▶ _Your objective_:
Write out, word for word, the stretch of lines beginning at the one with "Reproduce this chart with matplotlib." and ending at the one with "NARROW = ['Liberation", omitting the images.

--- start of Records supplied ---

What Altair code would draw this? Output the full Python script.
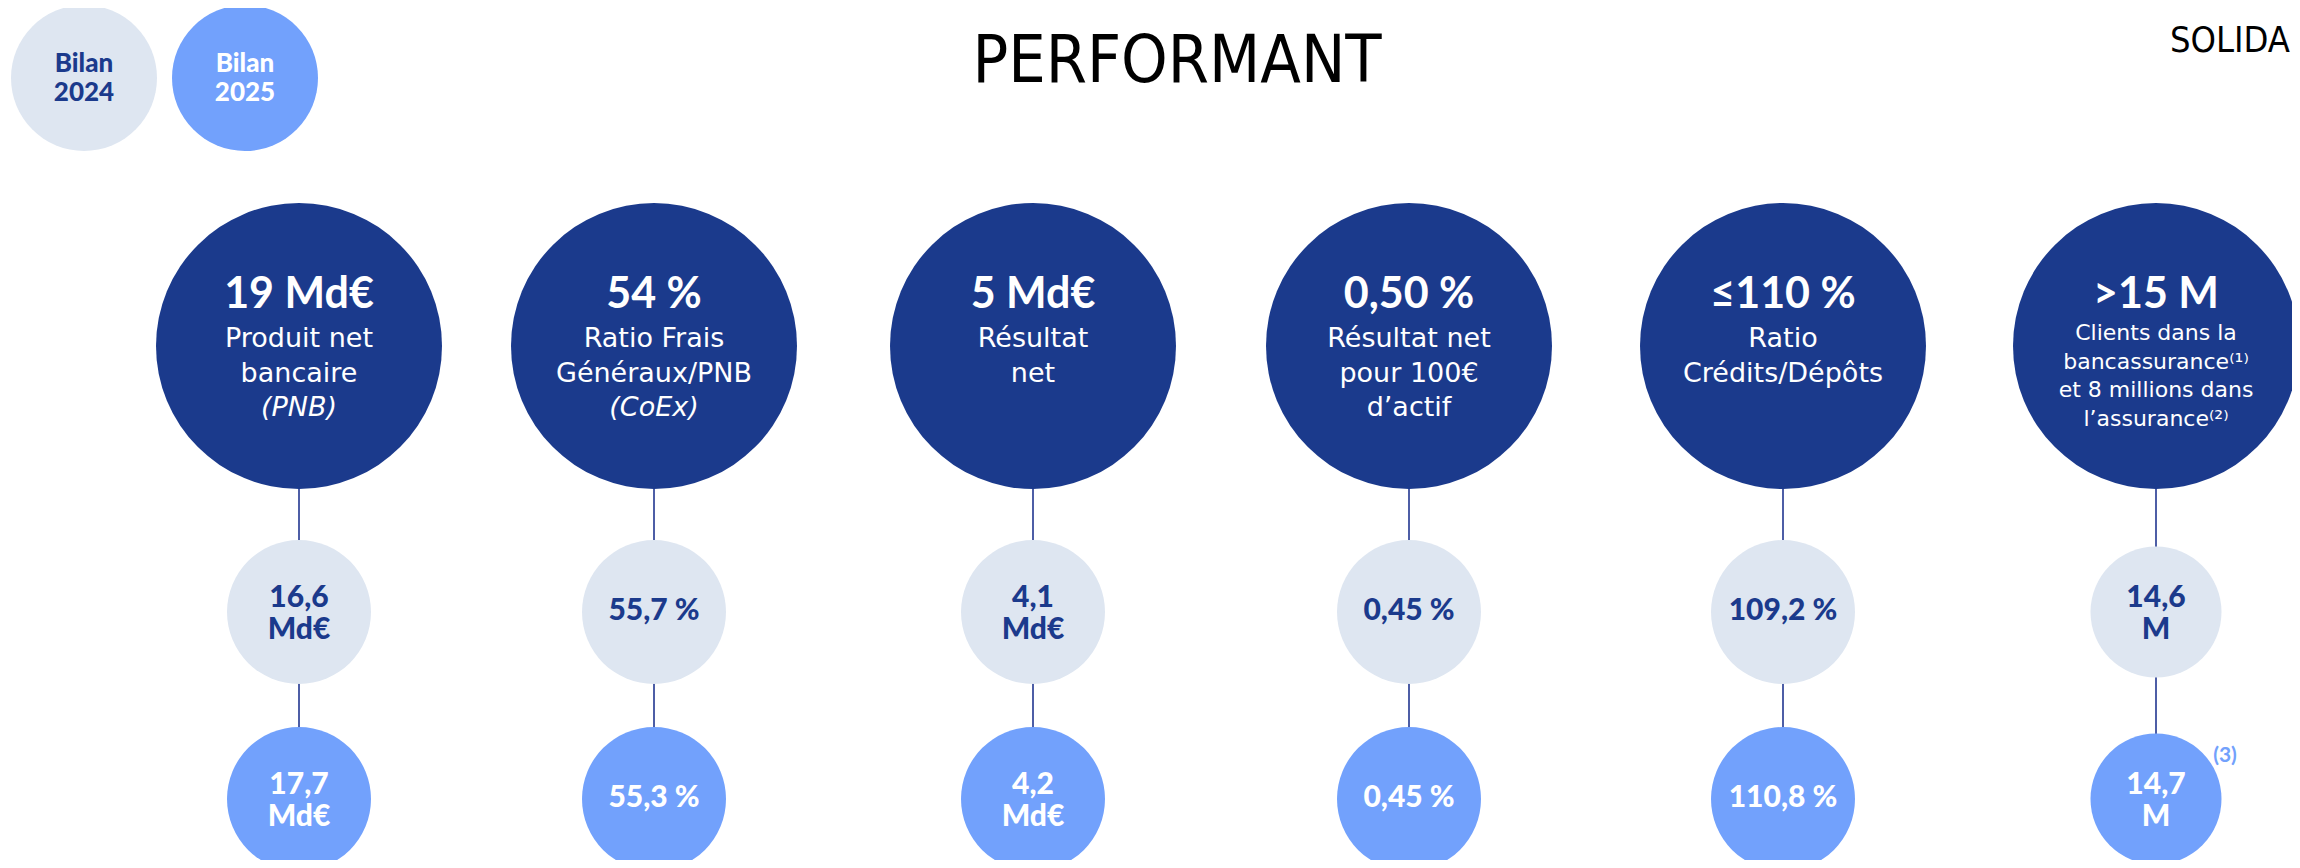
import altair as alt
import pandas as pd

# ---------------- data ----------------
kpi_headline = ["19 Md€", "54 %", "5 Md€", "0,50 %", "≤110 %", ">15 M"]
kpi_labels = [
    ["Produit net", "bancaire", "(PNB)"],
    ["Ratio Frais", "Généraux/PNB", "(CoEx)"],
    ["Résultat", "net"],
    ["Résultat net", "pour 100€", "d’actif"],
    ["Ratio", "Crédits/Dépôts"],
    ["Clients dans la", "bancassurance⁽¹⁾", "et 8 millions dans", "l’assurance⁽²⁾"],
]
italic_labels = ["(PNB)", "(CoEx)"]
bilan_2024 = ["16,6\nMd€", "55,7 %", "4,1\nMd€", "0,45 %", "109,2 %", "14,6\nM"]
bilan_2025 = ["17,7\nMd€", "55,3 %", "4,2\nMd€", "0,45 %", "110,8 %", "14,7\nM"]
legend_labels = ["Bilan\n2024", "Bilan\n2025"]
footnote_2025 = "(3)"
title_main = "PERFORMANT"
title_right = "SOLIDA"

# ---------------- layout & style ----------------
W, H = 2284, 852
COL_X = [299, 654, 1033, 1409, 1783, 2156]
BIG_Y, ROW1_Y, ROW2_Y = 346, 612, 799
BIG_D = 286
SMALL_D = [144, 144, 144, 144, 144, 131]
LEG_X, LEG_Y, LEG_D = [84, 245], 78, 146
HEAD_BASE = 308
SUB_BASE, SUB_STEP = 347, 34.5
SUB_BASE_C, SUB_STEP_C = 340, 28.7
VAL_BASE_2LINE, VAL_BASE_1LINE = -5, 8   # baseline offset from circle centre

NAVY = "#1b3a8c"
LIGHT = "#dee6f1"
MID = "#72a1fc"
LINE = "#4d5ea6"
COND = ("'Liberation Sans Narrow', 'Arial Narrow', 'DejaVu Sans Condensed', "
        "'Roboto Condensed', 'Open Sans Condensed', 'Noto Sans', sans-serif")

xs = alt.Scale(domain=[8, 8 + W], nice=False, zero=False)
ys = alt.Scale(domain=[8, 8 + H], nice=False, zero=False, reverse=True)


def enc(chart, **kw):
    return chart.encode(
        x=alt.X("x:Q", scale=xs, axis=None),
        y=alt.Y("y:Q", scale=ys, axis=None),
        **kw,
    )


# circles
circ_rows = []
for i, cx in enumerate(COL_X):
    circ_rows.append(dict(x=cx, y=BIG_Y, size=BIG_D ** 2, fill=NAVY))
    circ_rows.append(dict(x=cx, y=ROW1_Y, size=SMALL_D[i] ** 2, fill=LIGHT))
    circ_rows.append(dict(x=cx, y=ROW2_Y, size=SMALL_D[i] ** 2, fill=MID))
for j, lx in enumerate(LEG_X):
    circ_rows.append(dict(x=lx, y=LEG_Y, size=LEG_D ** 2, fill=[LIGHT, MID][j]))
circ_df = pd.DataFrame(circ_rows)

rule_df = pd.DataFrame([dict(x=cx, y=BIG_Y, y2=ROW2_Y) for cx in COL_X])

# headline texts
head_df = pd.DataFrame(
    [dict(x=COL_X[i], y=HEAD_BASE, text=t) for i, t in enumerate(kpi_headline)]
)

sub_rows, sub_c_rows, ital_rows = [], [], []
for i, lines in enumerate(kpi_labels):
    compact = len(lines) > 3
    for k, ln in enumerate(lines):
        if compact:
            sub_c_rows.append(dict(x=COL_X[i], y=SUB_BASE_C + SUB_STEP_C * k, text=ln))
        elif ln in italic_labels:
            ital_rows.append(dict(x=COL_X[i], y=SUB_BASE + SUB_STEP * k, text=ln))
        else:
            sub_rows.append(dict(x=COL_X[i], y=SUB_BASE + SUB_STEP * k, text=ln))
sub_df = pd.DataFrame(sub_rows)
sub_c_df = pd.DataFrame(sub_c_rows)
ital_df = pd.DataFrame(ital_rows)


def val_rows(values, cy):
    rows = []
    for i, t in enumerate(values):
        off = VAL_BASE_2LINE if "\n" in t else VAL_BASE_1LINE
        rows.append(dict(x=COL_X[i], y=cy + off, text=t))
    return pd.DataFrame(rows)


r1_df = val_rows(bilan_2024, ROW1_Y)
r2_df = val_rows(bilan_2025, ROW2_Y)
leg_df = pd.DataFrame(
    [dict(x=LEG_X[j], y=LEG_Y - 6, text=t, c=[NAVY, "white"][j]) for j, t in enumerate(legend_labels)]
)
fn_df = pd.DataFrame([dict(x=2225, y=762, text=footnote_2025)])
t1_df = pd.DataFrame([dict(x=1177, y=82, text=title_main)])
t2_df = pd.DataFrame([dict(x=2290, y=52, text=title_right)])

layers = [
    enc(alt.Chart(rule_df).mark_rule(color=LINE, strokeWidth=2), y2="y2:Q"),
    enc(
        alt.Chart(circ_df).mark_circle(opacity=1),
        size=alt.Size("size:Q", scale=None),
        color=alt.Color("fill:N", scale=None),
    ),
    enc(
        alt.Chart(head_df).mark_text(font="Lato", fontWeight="bold", fontSize=43,
                                     color="white", baseline="alphabetic"),
        text="text:N",
    ),
    enc(
        alt.Chart(sub_df).mark_text(font="DejaVu Sans", fontSize=27,
                                    color="white", baseline="alphabetic"),
        text="text:N",
    ),
    enc(
        alt.Chart(ital_df).mark_text(font="DejaVu Sans", fontSize=27, fontStyle="italic",
                                     color="white", baseline="alphabetic"),
        text="text:N",
    ),
    enc(
        alt.Chart(sub_c_df).mark_text(font="DejaVu Sans", fontSize=22,
                                      color="white", baseline="alphabetic"),
        text="text:N",
    ),
    enc(
        alt.Chart(r1_df).mark_text(font="Lato", fontWeight=900, fontSize=30, color=NAVY,
                                   baseline="alphabetic", lineBreak="\n", lineHeight=32),
        text="text:N",
    ),
    enc(
        alt.Chart(r2_df).mark_text(font="Lato", fontWeight=900, fontSize=30, color="white",
                                   baseline="alphabetic", lineBreak="\n", lineHeight=32),
        text="text:N",
    ),
    enc(
        alt.Chart(leg_df).mark_text(font="Lato", fontWeight=900, fontSize=26,
                                    baseline="alphabetic", lineBreak="\n", lineHeight=29),
        text="text:N",
        color=alt.Color("c:N", scale=None),
    ),
    enc(
        alt.Chart(fn_df).mark_text(font="Lato", fontWeight="bold", fontSize=21, color=MID,
                                   baseline="alphabetic"),
        text="text:N",
    ),
    enc(
        alt.Chart(t1_df).mark_text(font=COND, fontSize=66, color="black",
                                   baseline="alphabetic"),
        text="text:N",
    ),
    enc(
        alt.Chart(t2_df).mark_text(font=COND, fontSize=36, color="black",
                                   baseline="alphabetic", align="right"),
        text="text:N",
    ),
]

chart = (
    alt.layer(*layers)
    .properties(width=W, height=H, padding=0, autosize=alt.AutoSizeParams(type="none"),
                background="white")
    .configure_view(stroke=None)
)

chart.save("out.html", embed_options={"renderer": "svg", "actions": False})
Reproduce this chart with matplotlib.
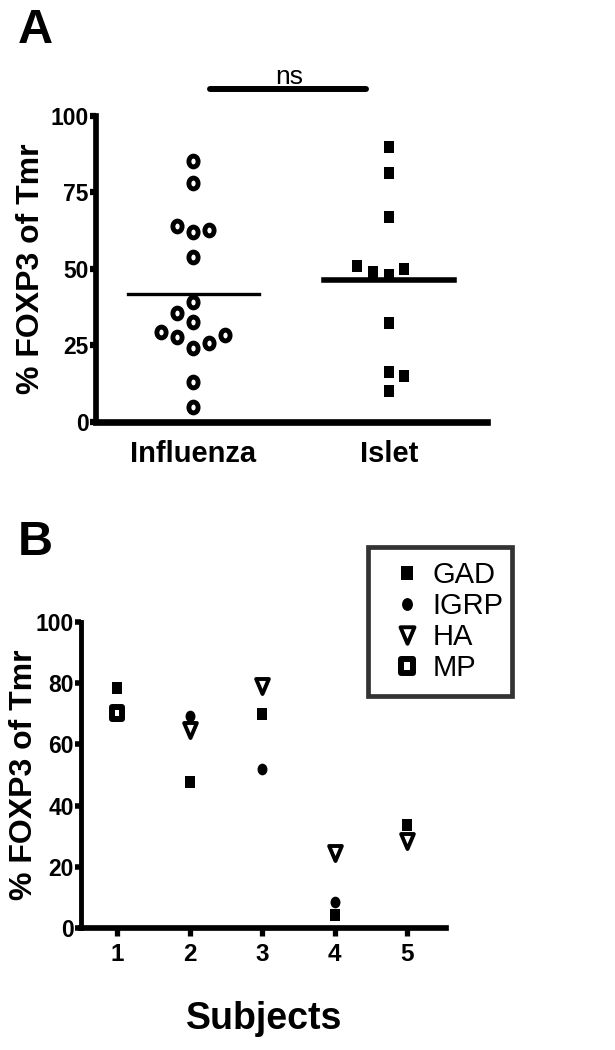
import numpy as np
import matplotlib
matplotlib.use("Agg")
import matplotlib.pyplot as plt
from matplotlib.path import Path
from matplotlib.transforms import Affine2D

plt.rcParams['font.family'] = ['Liberation Sans', 'DejaVu Sans']
NARROW = ['Liberation Sans Narrow', 'Liberation Sans', 'DejaVu Sans']

# panel A data (% FOXP3 of Tmr), with horizontal scatter offsets
groups = ["Influenza", "Islet"]
influenza = [85.3, 77.9, 64.1, 61.9, 62.6, 53.7, 39.2, 35.6, 32.7, 29.4,
             27.8, 24.0, 25.6, 28.3, 12.9, 4.7]
influenza_dx = [0, 0, -0.085, 0, 0.08, 0, 0, -0.085, 0, -0.165,
                -0.085, 0, 0.08, 0.163, 0, 0]
islet = [89.9, 81.4, 67.0, 50.9, 48.8, 47.9, 49.8, 32.4, 16.3, 14.9, 10.0]
islet_dx = [0, 0, 0, -0.163, -0.082, 0, 0.079, 0, 0, 0.079, 0]

# panel B data
subjects = [1, 2, 3, 4, 5]
gad = [78.3, 47.8, 69.9, 4.3, 33.6]
igrp = [np.nan, 69.2, 51.9, 8.5, np.nan]
ha = [np.nan, 64.8, 78.9, 24.7, 28.4]
mp = [70.1, np.nan, np.nan, np.nan, np.nan]

# the original figure is a bit squeezed sideways, so squeeze the markers too
sq = Affine2D().scale(0.85, 1.0)
m_circle = Path.unit_circle().transformed(sq)
m_square = Path([(-1, -1), (1, -1), (1, 1), (-1, 1), (-1, -1)],
                [1, 2, 2, 2, 79]).transformed(sq)
m_tri = Path([(0, -1), (-1, 1), (1, 1), (0, -1)], [1, 2, 2, 79]).transformed(sq)

fig = plt.figure(figsize=(6.15, 10.5), dpi=100)

# ---------------- panel A ----------------
axA = fig.add_axes([0.1555, 0.5984, 0.636, 0.2914])
axA.plot(1 + np.array(influenza_dx), influenza, ls='none', marker=m_circle,
         ms=7.8, mfc='white', mec='black', mew=3.5, clip_on=False)
axA.plot(2 + np.array(islet_dx), islet, ls='none', marker=m_square,
         ms=8.4, mfc='black', mec='black', mew=0, clip_on=False)
axA.plot([1 - 1/3, 1 + 1/3], [np.mean(influenza)] * 2, color='black', lw=2.4)
axA.plot([2 - 1/3, 2 + 1/3], [np.mean(islet)] * 2, color='black', lw=4)

axA.plot([1.084, 1.885], [108.6, 108.6], color='black', lw=4.3,
         solid_capstyle='round', clip_on=False)
axA.text(1.488, 110.5, "ns", ha='center', va='baseline', fontsize=19,
         family=NARROW)

axA.set_xlim(0.5, 2.5)
axA.set_ylim(0, 100)
axA.set_yticks([0, 25, 50, 75, 100])
axA.set_xticks([1, 2])
axA.set_xticklabels(groups, fontsize=21, fontweight='bold', family=NARROW)
for lab in axA.get_yticklabels():
    lab.set_fontsize(16.5)
    lab.set_fontweight('bold')
    lab.set_family(NARROW)
axA.tick_params(axis='x', length=0, pad=13)
axA.tick_params(axis='y', length=4, width=4.5, pad=1)
for s in ['top', 'right']:
    axA.spines[s].set_visible(False)
axA.spines['left'].set_linewidth(4.1)
axA.spines['bottom'].set_linewidth(4.8)
axA.set_ylabel("% FOXP3 of Tmr", fontsize=23, fontweight='bold')
axA.yaxis.set_label_coords(-0.128, 0.5)

fig.text(0.057, 1 - 43 / 1050, "A", fontsize=35, fontweight='bold',
         ha='center', va='baseline', family=NARROW)

# ---------------- panel B ----------------
axB = fig.add_axes([0.1322, 0.1159, 0.593, 0.292])
axB.plot(subjects, gad, ls='none', marker=m_square, ms=8.8, mfc='black',
         mec='black', mew=0, label="GAD", clip_on=False)
axB.plot(subjects, igrp, ls='none', marker=m_circle, ms=8.4, mfc='black',
         mec='black', mew=0, label="IGRP", clip_on=False)
axB.plot(subjects, ha, ls='none', marker=m_tri, ms=10.8, mfc='white',
         mec='black', mew=2.8, label="HA", clip_on=False)
axB.plot(subjects, mp, ls='none', marker=m_square, ms=8.6, mfc='white',
         mec='black', mew=4.3, label="MP", clip_on=False)

axB.set_xlim(0.5, 5.54)
axB.set_ylim(0, 100)
axB.set_xticks(subjects)
axB.set_yticks([0, 20, 40, 60, 80, 100])
for lab in axB.get_xticklabels():
    lab.set_fontsize(17.5)
    lab.set_fontweight('bold')
    lab.set_family(NARROW)
for lab in axB.get_yticklabels():
    lab.set_fontsize(16.5)
    lab.set_fontweight('bold')
    lab.set_family(NARROW)
axB.tick_params(axis='x', length=5.8, width=3.8, pad=5)
axB.tick_params(axis='y', length=4.3, width=4, pad=1)
for s in ['top', 'right']:
    axB.spines[s].set_visible(False)
axB.spines['left'].set_linewidth(3.5)
axB.spines['bottom'].set_linewidth(4.1)
axB.set_ylabel("% FOXP3 of Tmr", fontsize=23, fontweight='bold')
axB.yaxis.set_label_coords(-0.117, 0.5)
axB.set_xlabel("Subjects", fontsize=27, fontweight='bold', labelpad=25,
               family=NARROW)

leg = axB.legend(loc='center', bbox_to_anchor=(368 / 615, 1 - 706 / 1050,
                                                143.5 / 615, 169 / 1050),
                 bbox_transform=fig.transFigure, mode='expand',
                 prop={'family': NARROW, 'size': 21}, frameon=True,
                 fancybox=False, borderpad=0.5, labelspacing=0.1,
                 handlelength=1.7, handletextpad=0.02, borderaxespad=0,
                 markerscale=1.1)
leg.get_frame().set_edgecolor('black')
leg.get_frame().set_linewidth(3.4)

fig.text(0.057, 1 - 555 / 1050, "B", fontsize=35, fontweight='bold',
         ha='center', va='baseline', family=NARROW)

fig.savefig("out.png", dpi=100)
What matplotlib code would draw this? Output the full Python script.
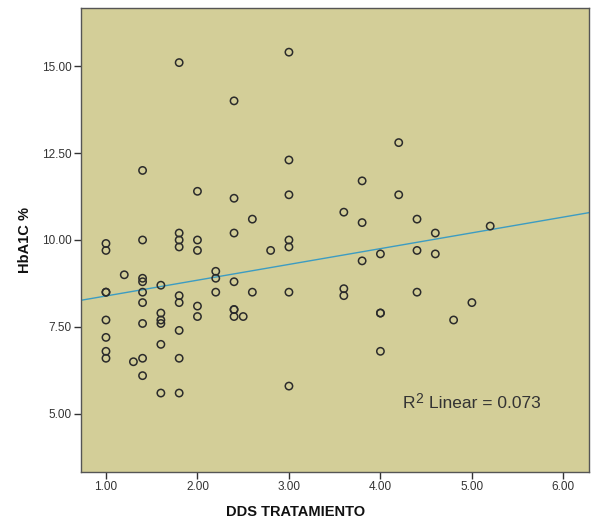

--- end of Records supplied ---

▶ _Result_:
Reproduce this chart with matplotlib.
import numpy as np
import matplotlib
matplotlib.use("Agg")
import matplotlib.pyplot as plt
from matplotlib.path import Path
from matplotlib.transforms import Affine2D

plt.rcParams['font.family'] = ['Liberation Sans', 'DejaVu Sans']
NARROW = ['Liberation Sans Narrow', 'Liberation Sans', 'DejaVu Sans']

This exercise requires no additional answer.